On multiple occasions I have witnessed Job Centre users becoming upset or irate, probably because their lives were about to be devastated (or already had been) by a sanction for a minor mistake, before being approached by one of the many bouncers. It seems somewhat bizarre to me that a service that is supposedly designed to help people with their lives requires an aggressive security detail: surely a just system would not put people into these dire straits where they feel the need to lash out.
In conclusion, I feel that the implementation of Universal Credit reflects the priorities and attitude of the Conservative government. Reducing spending is prioritised above compassion and decency towards the poorest people in the country. It is a self-destructive system, by which I mean that its purpose is to minimise the number of people who access it, either by getting them into any job as quickly as possible (regardless of individual circumstances), sanctioning them, or by simply failing to pay them what they are entitled to. I feel that Job Centre staff are often ill-equipped to help people into work, lacking knowledge about, for example, the existence of the entire paid charity sector or the nature of self-employment.
Having said that, I have generally found my work coaches to be well-meaning and apologetic.
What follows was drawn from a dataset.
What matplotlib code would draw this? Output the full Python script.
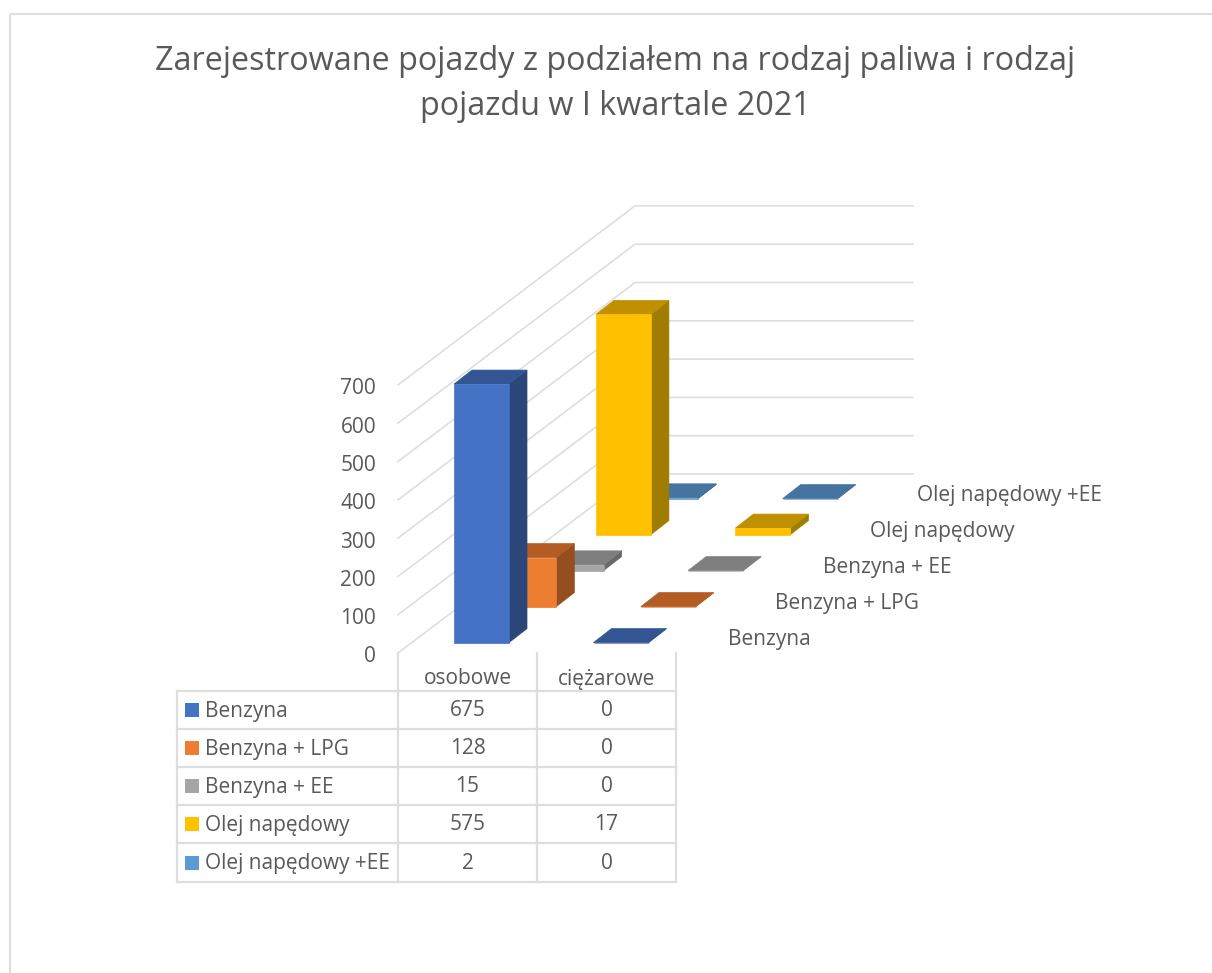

They themselves are powerless to help, lacking virtually any decision-making power and being forced to defer to opaque IT systems and the Universal Credit helpline.
All of this is to be expected by a neoliberal government that is ideologically committed to the reduction of state spending at all costs, that has MPs such as Jacob Rees-Mogg who claim that food bank use is ‘rather uplifting’ rather than tragic, and that ultimately has no understanding of the lives and struggles of ordinary working class people in this country.